The role of the cable is to effectively transfer the mechanical input from the operator via the actuator to the rotary latch to enable it to open as quickly and safely as possible. Engineers generally face a choice between bare and coated cables – generally used in applications where the cables can be seen. A third type of cable used for remote actuation are jacketed cables, which offer the ability to route a cable through the application (e.g., around equipment corners) for greater protection and ease of assembly into the end user application. For off-highway applications, the main cable should be stainless steel, which combines corrosion resistance with strength and minimal stretch even after thousands of cycles. An acetal liner will ensure the cable runs smoothly, while a polypropylene jacket will protect the cable from damage and enable it to turn through a bulkhead or via a curve.
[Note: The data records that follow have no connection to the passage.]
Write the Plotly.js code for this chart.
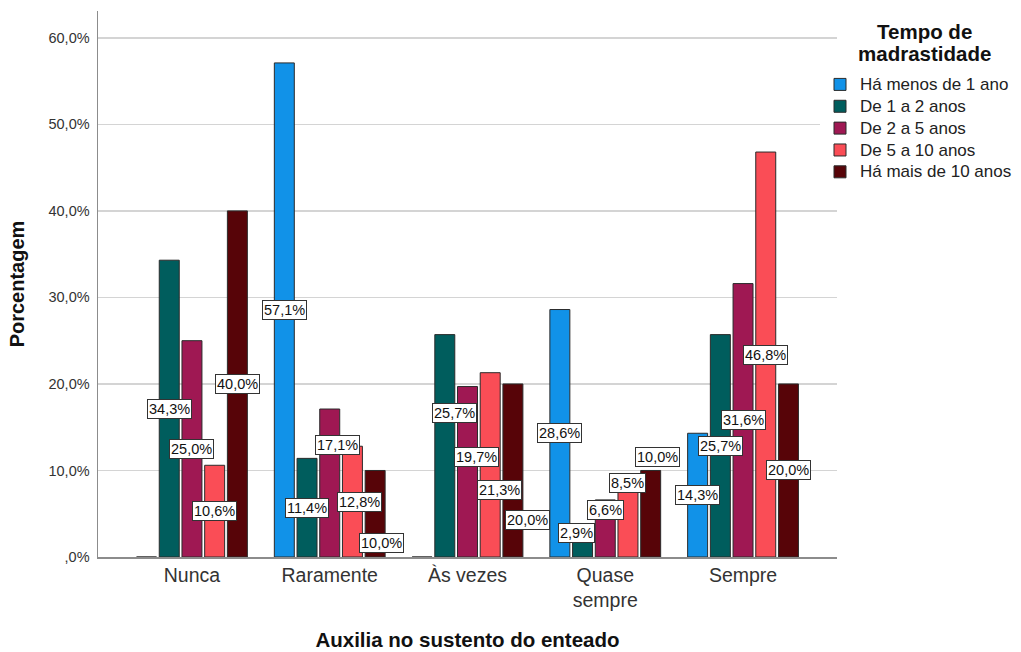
<!DOCTYPE html>
<html>
<head>
<meta charset="utf-8">
<script src="https://cdn.plot.ly/plotly-3.0.1.min.js"></script>
<style>
  html, body { margin: 0; padding: 0; background: #ffffff; }
  #chart { width: 1021px; height: 652px; }
</style>
</head>
<body>
<div id="chart"></div>
<script>
// Auxilia no sustento do enteado × Tempo de madrastidade (% por grupo)
const categories = ['Nunca', 'Raramente', 'Às vezes', 'Quase<br>sempre', 'Sempre'];

const seriesNames = [
  'Há menos de 1 ano',
  'De 1 a 2 anos',
  'De 2 a 5 anos',
  'De 5 a 10 anos',
  'Há mais de 10 anos'
];

const menos1ano  = [0,    57.1, 0,    28.6, 14.3];
const de1a2anos  = [34.3, 11.4, 25.7, 2.9,  25.7];
const de2a5anos  = [25.0, 17.1, 19.7, 6.6,  31.6];
const de5a10anos = [10.6, 12.8, 21.3, 8.5,  46.8];
const mais10anos = [40.0, 10.0, 20.0, 10.0, 20.0];

const seriesValues = [menos1ano, de1a2anos, de2a5anos, de5a10anos, mais10anos];

const yTickVals = [0, 10, 20, 30, 40, 50, 60];
const yTickText = [',0%', '10,0%', '20,0%', '30,0%', '40,0%', '50,0%', '60,0%'];

const legendHeading = ['Tempo de', 'madrastidade'];

// Colours and geometry
const colors = ['#1192e8', '#005d5d', '#9f1853', '#fa4d56', '#570408'];
const M = { l: 98, r: 184, t: 11, b: 95, autoexpand: false };
const W = 1021, H = 652;
const X_RANGE = [-0.682, 4.682];
const Y_RANGE = [0, 63.1];
const BARGAP = 0.176;
const FONT = 'Liberation Sans, Arial, sans-serif';

// Label offsets (px) so that neighbouring value boxes do not collide
const labelNudge = {
  '1|2': [8, 38],  '1|3': [7, 0],   '1|4': [6, -29],
  '2|1': [10, 33], '2|2': [9, 15],  '2|3': [9, -25], '2|4': [15, -50],
  '3|1': [-6, 11], '3|2': [0, 18],  '3|3': [0, 37],  '3|4': [7, 57]
};

const fmt = v => v.toFixed(1).replace('.', ',') + '%';

// text drawn larger than the font size that sets the line / row spacing
const sized = (s, px) => '<span style="font-size:' + px + 'px">' + s + '</span>';

const traces = seriesNames.map((name, i) => ({
  type: 'bar',
  name: sized(name, 17),
  x: categories,
  y: seriesValues[i],
  marker: { color: colors[i], line: { color: '#2b2b2b', width: 1 } },
  hoverinfo: 'skip'
}));

// value boxes placed at half the bar height, centred over each bar
const plotW = W - M.l - M.r;
const catPx = plotW / (X_RANGE[1] - X_RANGE[0]);
const slotPx = catPx * (1 - BARGAP) / seriesNames.length;

const annotations = [];
seriesValues.forEach((vals, i) => {
  vals.forEach((v, c) => {
    if (!v) return;
    const n = labelNudge[c + '|' + i] || [0, 0];
    annotations.push({
      x: categories[c], y: v / 2, xref: 'x', yref: 'y',
      text: fmt(v), showarrow: false,
      xshift: (i - (seriesNames.length - 1) / 2) * slotPx + n[0],
      yshift: n[1],
      font: { family: FONT, size: 14.5, color: '#111' },
      bgcolor: '#ffffff', bordercolor: '#333333', borderwidth: 1, borderpad: 1
    });
  });
});

// centred two-line heading above the legend entries
annotations.push({
  xref: 'paper', yref: 'paper', x: 1.119, y: 0.9414,
  xanchor: 'center', yanchor: 'middle', align: 'center', showarrow: false,
  text: legendHeading.map(s => sized('<b>' + s + '</b>', 20.5)).join('<br>'),
  font: { family: FONT, size: 17, color: '#111' }
});

const layout = {
  width: W, height: H,
  margin: M,
  paper_bgcolor: '#ffffff', plot_bgcolor: '#ffffff',
  font: { family: FONT, color: '#222' },
  barmode: 'group',
  bargap: BARGAP,
  bargroupgap: 0.12,
  showlegend: true,
  legend: {
    x: 0.977, xanchor: 'left', y: 0.8947, yanchor: 'top',
    font: { size: 14.5, color: '#222' },
    traceorder: 'normal',
    itemclick: false
  },
  xaxis: {
    range: X_RANGE,
    showline: true, linecolor: '#8c8c8c', linewidth: 1.5,
    ticks: '', showgrid: false, zeroline: false,
    tickfont: { size: 19.5, color: '#333' },
    title: { text: '<b>Auxilia no sustento do enteado</b>',
             font: { size: 20.5, color: '#111' }, standoff: 22 },
    fixedrange: true
  },
  yaxis: {
    range: Y_RANGE,
    tickvals: yTickVals, ticktext: yTickText,
    showline: true, linecolor: '#8c8c8c', linewidth: 1.5,
    ticks: '', ticklen: 0, ticklabelstandoff: 4,
    showgrid: true, gridcolor: '#d4d4d4', gridwidth: 1.5,
    zeroline: false,
    tickfont: { size: 14.5, color: '#333' },
    title: { text: '<b>Porcentagem</b>', font: { size: 20, color: '#111' }, standoff: 18 },
    fixedrange: true
  },
  annotations: annotations
};

Plotly.newPlot('chart', traces, layout, { displayModeBar: false, staticPlot: true });
</script>
</body>
</html>
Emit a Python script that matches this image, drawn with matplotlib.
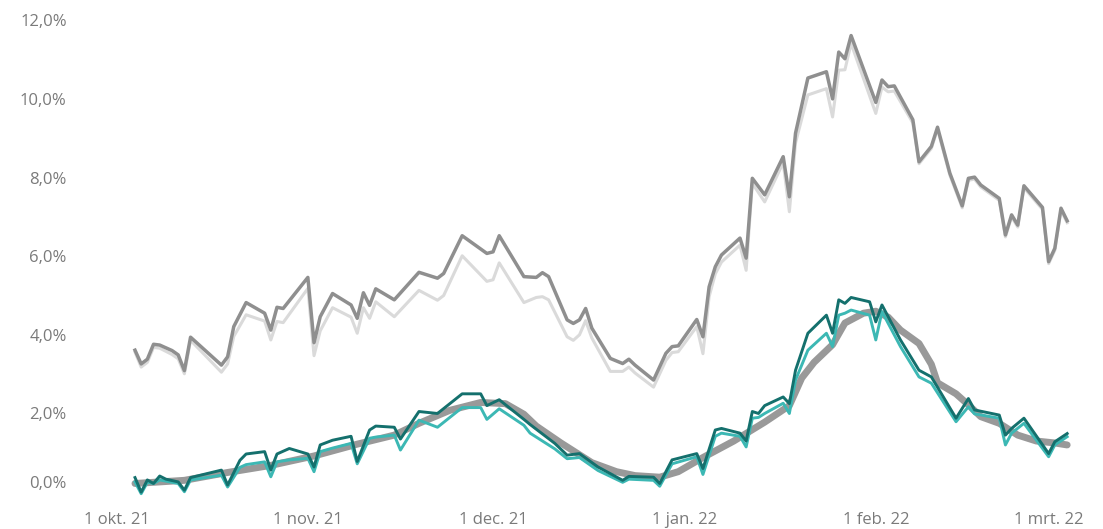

Best Practices for Rotary System Selection
To ensure maximum functionality and reliability, care must be taken in selecting a rotary system based on the specific requirements of the application. An ergonomic actuator that also performs on a functional level creates a powerful perception of quality and improves user experience. Finally, a high quality cable is vital to connecting the latch and actuator for a complete system. By selecting a complete system of actuator, latch and cable from a recognized supplier, OEMs can be assured that the entire system, as well as the individual components, has undergone extensive testing to meet and even exceed industry standards.